好久没有妈妈的消息了,朵朵倍感惊喜:“妈妈,您在哪里?您好么?”

韵梅:“告诉你,妈妈又被关到了拘留所了,就在北域区拘留所。告诉姥姥姥爷,你们放心,妈妈没事的。”

朵朵:“妈妈,您一定保重啊。”朵朵呜咽的声音。

在此之前,妈妈一直在外流离失所,朵朵很久没见到妈妈了,但一直觉得妈妈就像在身边一样,这次接到妈妈的电话,感觉妈妈离得很近,就觉得妈妈很快就会回家来了。

二零零二年十二月二十四日,这个被称为“平安夜”的日子,离新年只有几天了,人们都在高高兴兴的准备过元旦,街上的人们正在购物。

拘留所中,一阵阵殴打伴随着两人的惨叫声,警察銧銧的搧耳光;用穿皮鞋的脚踢她们两个。余干魁歇斯底里的喊着:“我让你们贴标语!我让你们宣传法轮功!这是三楼,我敞开窗户你跳下去吧。”
段淮综咬着牙说:“你不说,我们就没办法吗?”然后掏出手枪和子弹:“你知道这是什么吗?我也不是没用它打过人,打你也没问题。我们有的是办法对付你们,把你们弄残废,弄死都没事,我们大不了离开这一行,去经商挣大钱。”

“没有人到我手不服气的,你们不写保证书是不是?我不会让你一下子死,我会折磨你慢慢死。”

魏敏:“我不会写的。你们知法犯法。”

“哼哼,这是共产党的天下,我就是法律。”段淮综死命的一挥手“给我打。”

一个粗粗大大的大块头警察使劲拽着魏敏的衣服向墙边的暖气片上摔去:“啊!”一声惨叫之后,魏敏倒在了暖气片旁,头上一片鲜血。余干魁过去照身上踢了一脚:“起来,别装死。”魏敏依然一动不动。

看着有点不对劲,另一个年龄稍大一点的警察过去摸了摸鼻子,有点惊恐:“没气了。要不要送医院?”转身问段淮综。

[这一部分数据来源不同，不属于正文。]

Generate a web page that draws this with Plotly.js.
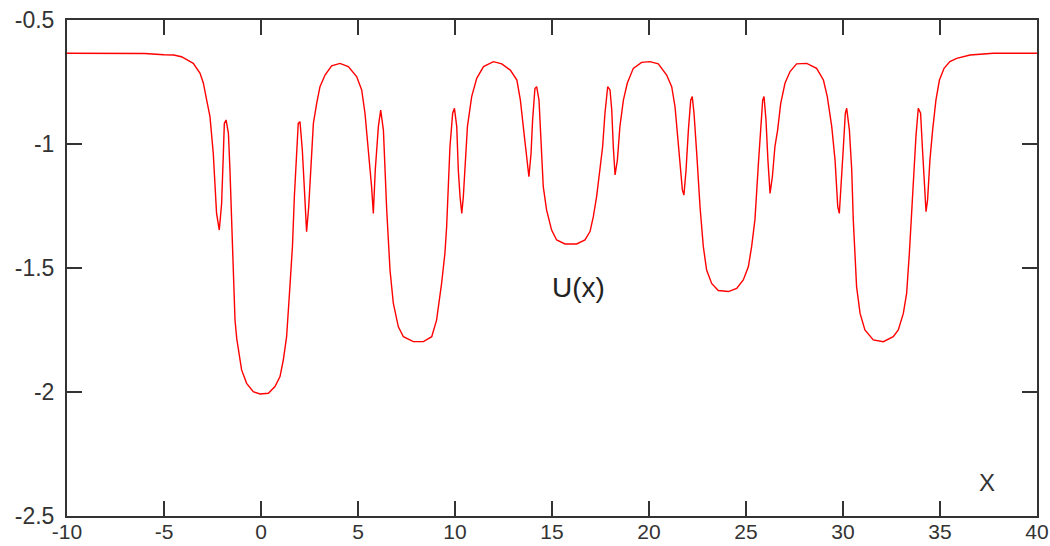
<!DOCTYPE html>
<html>
<head>
<meta charset="utf-8">
<script src="https://cdn.plot.ly/plotly-3.0.1.min.js"></script>
<style>html,body{margin:0;padding:0;background:#fff;}#chart{width:1050px;height:546px;}</style>
</head>
<body>
<div id="chart"></div>
<script>
// Values
const xValues = [
-10, -8, -6, -5, -4.5, -4.1, -3.83, -3.49, -3.14, -2.97, -2.80, -2.63, -2.46, -2.37, -2.29, -2.15, -2.03, -1.94, -1.89, -1.80,
-1.68, -1.60, -1.51, -1.43, -1.34, -1.25, -1.17, -1.00, -0.74, -0.40, -0.05, 0.38, 0.72, 0.98, 1.15, 1.32, 1.49, 1.62, 1.72, 1.84, 1.92,
2.01, 2.13, 2.23, 2.35, 2.46, 2.56, 2.70, 2.87, 3.04, 3.30, 3.64, 4.07, 4.50, 4.93, 5.19, 5.36, 5.53, 5.70, 5.79, 5.89,
6.05, 6.17, 6.31, 6.39, 6.48, 6.65, 6.82, 7.08, 7.34, 7.85, 8.37, 8.80, 9.05, 9.31, 9.48, 9.57, 9.66, 9.74, 9.88, 9.97,
10.09, 10.17, 10.26, 10.35, 10.43, 10.52, 10.64, 10.86, 11.12, 11.47, 11.98, 12.41, 12.85, 13.19, 13.37, 13.54, 13.71, 13.81, 13.92, 14.00,
14.12, 14.21, 14.33, 14.45, 14.55, 14.72, 14.98, 15.24, 15.67, 16.27, 16.70, 16.96, 17.13, 17.30, 17.47, 17.61, 17.73, 17.87, 17.99, 18.08,
18.16, 18.25, 18.37, 18.50, 18.68, 18.88, 19.19, 19.62, 20.05, 20.48, 20.91, 21.17, 21.34, 21.46, 21.60, 21.72, 21.80, 21.91, 22.03, 22.15,
22.23, 22.32, 22.46, 22.63, 22.80, 22.97, 23.23, 23.57, 24.09, 24.52, 24.86, 25.12, 25.29, 25.46, 25.64, 25.76, 25.86, 25.93, 26.03, 26.13,
26.24, 26.36, 26.49, 26.63, 26.79, 27.01, 27.27, 27.61, 28.13, 28.64, 28.99, 29.19, 29.42, 29.59, 29.73, 29.81, 29.93, 30.02, 30.12, 30.19,
30.33, 30.45, 30.53, 30.70, 30.88, 31.13, 31.56, 32.08, 32.59, 32.85, 33.11, 33.28, 33.42, 33.54, 33.66, 33.76, 33.88, 34.00, 34.09, 34.17,
34.28, 34.36, 34.48, 34.62, 34.79, 34.97, 35.21, 35.51, 35.86, 36.55, 37.75, 40
];
const uValues = [
-0.634, -0.634, -0.635, -0.640, -0.641, -0.648, -0.661, -0.675, -0.715, -0.755, -0.823, -0.890, -1.038, -1.172, -1.280, -1.347, -1.240, -1.038, -0.917, -0.903,
-0.957, -1.105, -1.306, -1.508, -1.710, -1.785, -1.830, -1.911, -1.965, -1.999, -2.008, -2.005, -1.978, -1.938, -1.871, -1.777, -1.575, -1.414, -1.212, -1.024, -0.917,
-0.910, -1.024, -1.172, -1.354, -1.253, -1.118, -0.917, -0.836, -0.769, -0.722, -0.685, -0.675, -0.688, -0.728, -0.782, -0.876, -1.011, -1.172, -1.280, -1.105,
-0.930, -0.863, -0.944, -1.105, -1.266, -1.508, -1.642, -1.737, -1.777, -1.797, -1.797, -1.777, -1.710, -1.562, -1.441, -1.333, -1.185, -1.011, -0.876, -0.856,
-0.930, -1.105, -1.212, -1.280, -1.212, -1.091, -0.930, -0.809, -0.735, -0.688, -0.668, -0.677, -0.702, -0.742, -0.823, -0.944, -1.078, -1.132, -1.038, -0.903,
-0.776, -0.769, -0.823, -1.011, -1.172, -1.266, -1.347, -1.387, -1.403, -1.403, -1.387, -1.353, -1.293, -1.212, -1.105, -1.011, -0.876, -0.769, -0.782, -0.863,
-1.011, -1.125, -1.065, -0.930, -0.823, -0.755, -0.695, -0.671, -0.668, -0.677, -0.722, -0.769, -0.849, -0.957, -1.091, -1.185, -1.206, -1.105, -0.944, -0.823,
-0.809, -0.876, -1.038, -1.253, -1.414, -1.508, -1.562, -1.591, -1.595, -1.582, -1.548, -1.495, -1.414, -1.306, -1.078, -0.917, -0.823, -0.809, -0.903, -1.065,
-1.199, -1.132, -1.011, -0.944, -0.836, -0.755, -0.708, -0.677, -0.675, -0.695, -0.742, -0.809, -0.930, -1.065, -1.253, -1.280, -1.145, -1.011, -0.876, -0.856,
-0.944, -1.105, -1.306, -1.575, -1.683, -1.750, -1.790, -1.797, -1.777, -1.750, -1.683, -1.602, -1.441, -1.266, -1.105, -0.970, -0.856, -0.876, -1.011, -1.145,
-1.273, -1.226, -1.065, -0.944, -0.823, -0.742, -0.695, -0.668, -0.655, -0.641, -0.634, -0.634
];
const xTickVals = [-10, -5, 0, 5, 10, 15, 20, 25, 30, 35, 40];
const xTickText = ["-10", "-5", "0", "5", "10", "15", "20", "25", "30", "35", "40"];
const yTickVals = [-2.5, -2, -1.5, -1, -0.5];
const yTickText = ["-2.5", "-2", "-1.5", "-1", "-0.5"];
const curveLabel = "U(x)";
const axisLabel = "X";

const trace = {
  x: xValues, y: uValues, type: 'scatter', mode: 'lines',
  line: {color: '#ff0000', width: 1.4, shape: 'linear'},
  hoverinfo: 'skip', showlegend: false
};

const axisCommon = {
  showgrid: false, zeroline: false, showline: true, linecolor: '#333', linewidth: 2,
  mirror: 'ticks', ticks: 'inside', ticklen: 15, tickwidth: 2, tickcolor: '#333',
  tickfont: {family: 'Liberation Sans, Arial, sans-serif', size: 23, color: '#333'},
  fixedrange: true
};

const layout = {
  width: 1050, height: 546,
  margin: {l: 67, r: 13, t: 20, b: 30, pad: 0},
  paper_bgcolor: '#fff', plot_bgcolor: '#fff',
  xaxis: Object.assign({}, axisCommon, {range: [-10, 40], tickmode: 'array', tickvals: xTickVals, ticktext: xTickText,
    ticklabelstandoff: -4, tickfont: {family: 'Liberation Sans, Arial, sans-serif', size: 21, color: '#333'}}),
  yaxis: Object.assign({}, axisCommon, {range: [-2.5, -0.5], tickmode: 'array', tickvals: yTickVals, ticktext: yTickText, ticklabelstandoff: 6}),
  annotations: [
    {x: 16.34, y: -1.58, xref: 'x', yref: 'y', text: curveLabel, showarrow: false,
     font: {family: 'Liberation Sans, Arial, sans-serif', size: 28, color: '#222'}},
    {x: 37.42, y: -2.363, xref: 'x', yref: 'y', text: axisLabel, showarrow: false,
     font: {family: 'Liberation Sans, Arial, sans-serif', size: 24, color: '#333'}}
  ]
};

Plotly.newPlot('chart', [trace], layout, {displayModeBar: false, staticPlot: true});
</script>
</body>
</html>
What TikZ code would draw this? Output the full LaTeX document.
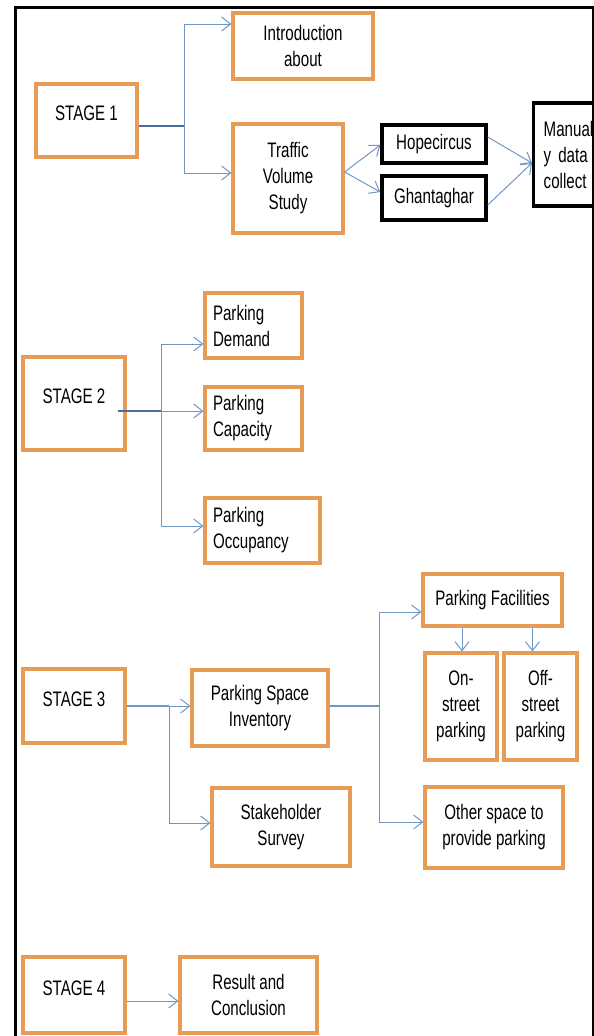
\documentclass[tikz,border=0pt]{standalone}
\usepackage{fontspec}
\setmainfont{Liberation Sans}[FakeStretch=0.72]
\usetikzlibrary{arrows.meta}
\definecolor{boxorange}{RGB}{232,155,84}
\definecolor{linkblue}{RGB}{112,150,196}
\definecolor{trunkblue}{RGB}{72,108,160}
\begin{document}
\begin{tikzpicture}[x=1pt, y=-1pt,
    box/.style={draw=boxorange, line width=3.2pt, align=center, inner sep=2pt, font=\fontsize{21}{26}\selectfont},
    stagebox/.style={box, minimum width=102pt, text height=15pt, text depth=15pt},
    blackbox/.style={box, draw=black, line width=3.4pt},
    leftbox/.style={box, align=left, inner xsep=8pt},
    link/.style={draw=linkblue, line width=1pt, -{Straight Barb[length=9pt,width=14pt]}},
    line/.style={draw=linkblue, line width=1.3pt},
    trunk/.style={draw=trunkblue, line width=2pt}]
  \useasboundingbox (0,0) rectangle (594,1036);
  \clip (0,0) rectangle (594,1036);
  \draw [line width=3pt] (15,7) rectangle (593,1060);

  % stage 1
  \node [stagebox, minimum width=101pt, minimum height=73pt] (s1) at (86.5,120.5) {STAGE 1};
  \node [box, minimum width=140pt, minimum height=66pt] (intro) at (303,46) {Introduction\\about};
  \node [box, minimum width=110pt, minimum height=109pt] (traffic) at (288,178.5) {Traffic\\Volume\\Study};
  \node [blackbox, minimum width=104pt, minimum height=38pt] (hope) at (434,144) {Hopecircus};
  \node [blackbox, minimum width=104pt, minimum height=44pt] (ghanta) at (434,198) {Ghantaghar};
  \node [blackbox, anchor=west, align=left, text width=90pt, inner xsep=10pt, minimum height=103pt] (manual) at (532,154.5) {Manuall\\y data\\collect};
  \coordinate (j1) at (184,126);
  \draw [trunk] (s1.east |- j1) -- (j1);
  \draw [link] (j1) |- ([yshift=22pt]intro.west);
  \draw [link] (j1) |- ([yshift=5.5pt]traffic.west);
  \draw [link] ([yshift=6.5pt]traffic.east) -- ([yshift=-1pt]hope.west);
  \draw [link] ([yshift=6.5pt]traffic.east) -- ([yshift=6pt]ghanta.west);
  \draw [link] ([yshift=7pt]hope.east) -- ([yshift=-8.5pt]manual.west);
  \draw [link] ([yshift=-7pt]ghanta.east) -- ([yshift=-8.5pt]manual.west);

  % stage 2
  \node [stagebox, minimum height=93pt] (s2) at (74,403.5) {STAGE 2};
  \node [leftbox, text width=81pt, minimum height=65pt] (demand) at (253.5,325.5) {Parking\\Demand};
  \node [leftbox, text width=81pt, minimum height=63pt] (capacity) at (253.5,418.5) {Parking\\Capacity};
  \node [leftbox, text width=99pt, minimum height=65pt] (occupancy) at (262.5,530.5) {Parking\\Occupancy};
  \coordinate (t2) at (118,411);
  \coordinate (j2) at (161,411);
  \draw [trunk] (t2) -- (j2);
  \draw [link] (j2) |- ([yshift=-18.5pt]demand.west);
  \draw [link] (j2) |- ([yshift=7.5pt]capacity.west);
  \draw [link] (j2) |- ([yshift=4.5pt]occupancy.west);

  % stage 3
  \node [stagebox, minimum height=74pt] (s3) at (74,706) {STAGE 3};
  \node [box, minimum width=136pt, minimum height=76pt] (psi) at (260,708) {Parking Space\\Inventory};
  \node [box, minimum width=138pt, minimum height=78pt] (stake) at (281,827) {Stakeholder\\Survey};
  \node [box, minimum width=139pt, minimum height=52pt] (facil) at (492.5,600) {Parking Facilities};
  \node [box, minimum width=72pt, minimum height=107pt] (onst) at (461,706.5) {On-\\street\\parking};
  \node [box, minimum width=73pt, minimum height=107pt] (offst) at (540.5,706.5) {Off-\\street\\parking};
  \node [box, minimum width=138pt, minimum height=81pt] (other) at (494,827.5) {Other space to\\provide parking};
  \coordinate (j3) at (169,706);
  \coordinate (j4) at (379,706);
  \draw [line] (s3.east) -- (j3);
  \draw [link] (j3) -- (psi.west |- j3);
  \draw [link] (j3) |- ([yshift=4pt]stake.west);
  \draw [line] (psi.east |- j4) -- (j4);
  \draw [link] (j4) |- ([yshift=-12pt]facil.west);
  \draw [link] (j4) |- ([yshift=5.5pt]other.west);
  \coordinate (onin) at ([xshift=1pt]onst.north);
  \coordinate (offin) at ([xshift=-8pt]offst.north);
  \draw [link] (facil.south -| onin) -- (onin);
  \draw [link] (facil.south -| offin) -- (offin);

  % stage 4
  \node [stagebox, minimum height=76pt] (s4) at (74,995) {STAGE 4};
  \node [box, minimum width=137pt, minimum height=76pt] (result) at (248.5,995) {Result and\\Conclusion};
  \draw [link] ([yshift=-6pt]s4.east) -- ([yshift=-6pt]result.west);
\end{tikzpicture}
\end{document}
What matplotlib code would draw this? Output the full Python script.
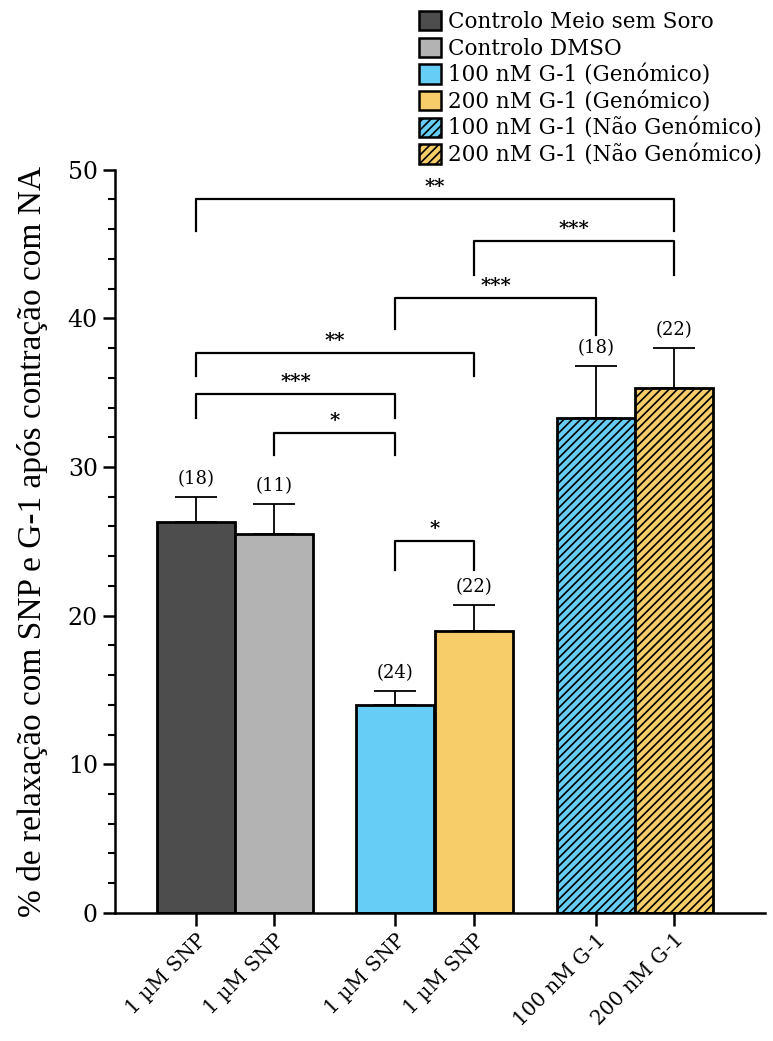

打人的大块头警察,有点害怕。韵梅大声喊了起来:“你们还不快给她送医院,赶紧抢救。”

年龄稍大一点的警察看了看:“已经没救了。”

韵梅悲愤不已:“你们这些魔鬼!”

段淮综看了看韵梅,面部显出一股阴森森的狰狞,将打死魏敏的警察和余干魁叫过来,悄声说:“死了一个,却被另一个看到了,干脆一不做二不休,一块解决了算了。这样就说她们是自杀的,病死的,谁也不知道。”